Indigenous memory and Stonehenge

  • Start Date: February 22, 2017 at 2:00 pm
  • End Date: February 22, 2017 at 7:00 pm
  • Location: A01/A02 Highfield House, University Park
  • Ticket Price: 0.00

The Centre for Advanced Studies will be hosting Dr Lynne Kelly, Latrobe University, for a workshop followed by a lecture on Indigenous memory and Stonehenge.

Workshop:

In this workshop, Dr Lynne Kelly will teach participants memory methods drawn from indigenous cultures and applicable in today’s learning. Known from ancient Greek times, the ‘method of loci’ is considered the most effective memory method ever devised. Dr Kelly’s research shows that indigenous cultures use a complex form of this method along with a vast array of memory devices. We will use large physical spaces along with portable mnemonic objects and encode them with practical contemporary information. These methods can be adapted to any field of study.

Audience: PG students and supervisors primarily in Arts, Social Sciences and Psychology.

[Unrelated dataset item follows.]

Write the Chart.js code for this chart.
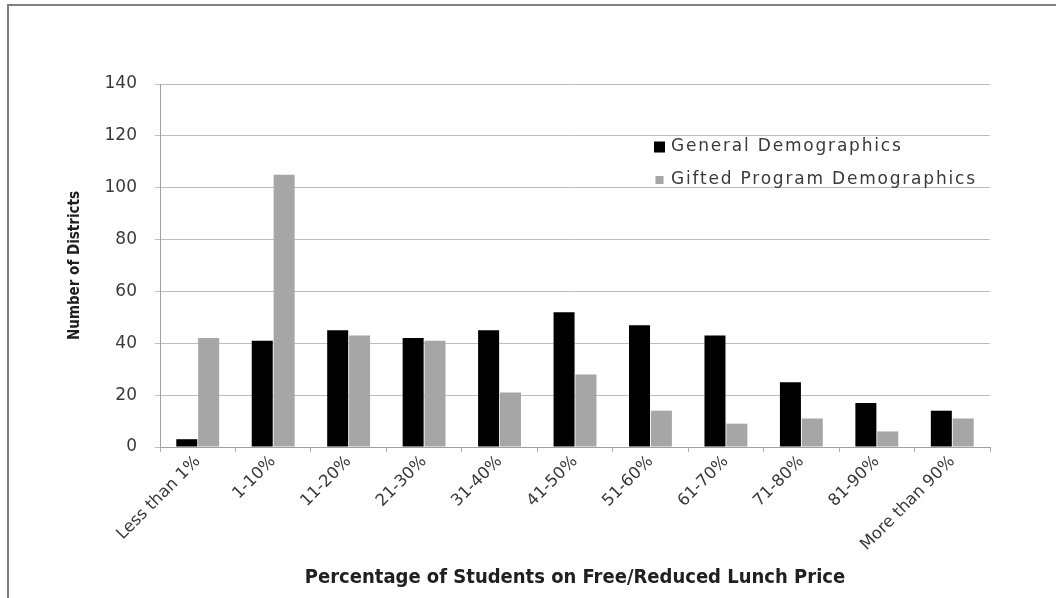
<!DOCTYPE html>
<html>
<head>
<meta charset="utf-8">
<script src="https://cdn.jsdelivr.net/npm/chart.js@4"></script>
<style>
  html, body { margin: 0; padding: 0; background: #fff; }
  #wrap { position: relative; width: 1056px; height: 598px; }
  #frame { position: absolute; left: 7px; top: 4px; right: 0; bottom: 0;
           border-top: 2px solid #808080; border-left: 2px solid #808080; }
  canvas { position: absolute; left: 0; top: 0; }
</style>
</head>
<body>
<div id="wrap">
  <div id="frame"></div>
  <canvas id="bars" width="1056" height="598"></canvas>
</div>
<script>
// categories along the x axis
var categories = ['Less than 1%', '1-10%', '11-20%', '21-30%', '31-40%', '41-50%',
                  '51-60%', '61-70%', '71-80%', '81-90%', 'More than 90%'];
// number of districts
var generalDemo = [3, 41, 45, 42, 45, 52, 47, 43, 25, 17, 14];
var giftedDemo  = [42, 105, 43, 41, 21, 28, 14, 9, 11, 6, 11];
var yTicks = [0, 20, 40, 60, 80, 100, 120, 140];

var narrowFont = "'DejaVu Sans Condensed', 'Liberation Sans Narrow', 'DejaVu Sans', sans-serif";
var wideFont = "'DejaVu Sans', sans-serif";

// legend drawn inside the plot, upper right
var innerLegend = {
    id: 'innerLegend',
    afterDraw: function(chart) {
        var c = chart.ctx;
        var area = chart.chartArea;
        var x = area.left + 494;
        var y = area.top + 63;
        c.save();
        c.font = '17px ' + wideFont;
        c.letterSpacing = '1.8px';
        c.textBaseline = 'middle';
        chart.data.datasets.forEach(function(ds, i) {
            var yy = y + i * 33;
            var s = i === 0 ? 11 : 8;
            c.fillStyle = ds.backgroundColor;
            c.fillRect(x + (11 - s) / 2, yy - s / 2, s, s);
            c.fillStyle = '#3a3a3a';
            c.fillText(ds.label, x + 17, yy);
        });
        c.restore();
    }
};

var ctx = document.getElementById('bars').getContext('2d');
var myChart = new Chart(ctx, {
    type: 'bar',
    data: {
        labels: categories,
        datasets: [{
            label: 'General Demographics',
            data: generalDemo,
            backgroundColor: '#000000',
            borderWidth: 0,
            categoryPercentage: 0.58,
            barPercentage: 0.96
        }, {
            label: 'Gifted Program Demographics',
            data: giftedDemo,
            backgroundColor: '#a6a6a6',
            borderWidth: 0,
            categoryPercentage: 0.58,
            barPercentage: 0.96
        }]
    },
    options: {
        responsive: false,
        animation: false,
        layout: { padding: { left: 62, right: 66, top: 84, bottom: 8 } },
        plugins: {
            legend: { display: false },
            tooltip: { enabled: false }
        },
        scales: {
            x: {
                grid: { drawOnChartArea: false, drawTicks: true, tickLength: 5, color: '#b0b0b0' },
                border: { color: '#a0a0a0' },
                ticks: {
                    color: '#3a3a3a',
                    font: { family: wideFont, size: 16.5 },
                    maxRotation: 45, minRotation: 45, padding: 0
                },
                title: {
                    display: true,
                    text: 'Percentage of Students on Free/Reduced Lunch Price',
                    color: '#202020',
                    font: { family: narrowFont, size: 20, weight: 'bold' },
                    padding: { top: 4, bottom: 0 }
                },
                afterFit: function(scale) { scale.height = 143; }
            },
            y: {
                min: 0,
                max: 140,
                afterBuildTicks: function(scale) {
                    scale.ticks = yTicks.map(function(v) { return { value: v }; });
                },
                grid: { color: '#bdbdbd', tickLength: 5 },
                border: { color: '#a0a0a0' },
                ticks: {
                    color: '#3a3a3a',
                    font: { family: wideFont, size: 17 },
                    padding: 18
                },
                title: {
                    display: true,
                    text: 'Number of Districts',
                    color: '#202020',
                    font: { family: narrowFont, size: 15, weight: 'bold' },
                    padding: 4
                },
                afterFit: function(scale) { scale.width = 98; }
            }
        }
    },
    plugins: [innerLegend]
});
</script>
</body>
</html>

Book your free workshop place.

Lecture:

Without writing, indigenous elders memorised a vast amount of factual information on which survival depended both physically and culturally: knowledge of thousands of animals and plants, astronomical charts, vast navigation networks, genealogies, geography and geology … the list goes on and on. How did they remember so much? And why does this explain the purpose of ancient monuments including Stonehenge, Easter Island and the Nasca Lines? Can we use these memory methods in contemporary life?

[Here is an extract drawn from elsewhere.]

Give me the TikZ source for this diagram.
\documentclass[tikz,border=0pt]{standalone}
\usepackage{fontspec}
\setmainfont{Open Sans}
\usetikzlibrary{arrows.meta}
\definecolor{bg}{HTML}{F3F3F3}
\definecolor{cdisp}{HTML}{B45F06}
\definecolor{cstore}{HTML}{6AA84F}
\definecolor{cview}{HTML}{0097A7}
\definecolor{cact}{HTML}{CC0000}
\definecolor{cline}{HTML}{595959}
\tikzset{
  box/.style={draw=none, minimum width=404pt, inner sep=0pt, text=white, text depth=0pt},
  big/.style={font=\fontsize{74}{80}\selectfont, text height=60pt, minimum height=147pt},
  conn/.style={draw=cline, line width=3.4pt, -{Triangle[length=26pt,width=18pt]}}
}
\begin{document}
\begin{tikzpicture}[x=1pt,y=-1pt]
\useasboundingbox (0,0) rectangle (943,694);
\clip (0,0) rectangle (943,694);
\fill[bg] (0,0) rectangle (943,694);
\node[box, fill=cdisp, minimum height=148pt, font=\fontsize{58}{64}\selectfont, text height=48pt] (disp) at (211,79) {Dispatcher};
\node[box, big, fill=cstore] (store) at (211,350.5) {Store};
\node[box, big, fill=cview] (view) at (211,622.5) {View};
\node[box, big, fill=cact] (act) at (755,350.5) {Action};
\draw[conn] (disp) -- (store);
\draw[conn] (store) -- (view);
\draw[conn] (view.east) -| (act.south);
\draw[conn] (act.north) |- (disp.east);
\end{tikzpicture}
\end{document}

This lecture will focus on the transmission of scientific and practical knowledge among small-scale oral cultures across the world, drawing on Australian Aboriginal, Native American, African and Pacific cultures. Dr Kelly will explain the exact mechanisms used and why this explains the purpose of many enigmatic monuments around the world. We have a great deal to learn from the extraordinary mnemonic skills of indigenous cultures.

Register online for free lecture.

Speaker biography

Dr Lynne Kelly is a science writer and Honorary Research Associate at Latrobe University, Australia. Her most recent books are Knowledge and Power in Prehistoric Societies: orality, memory and the transmission of culture (Cambridge University Press) and The Memory Code (Atlantic Books).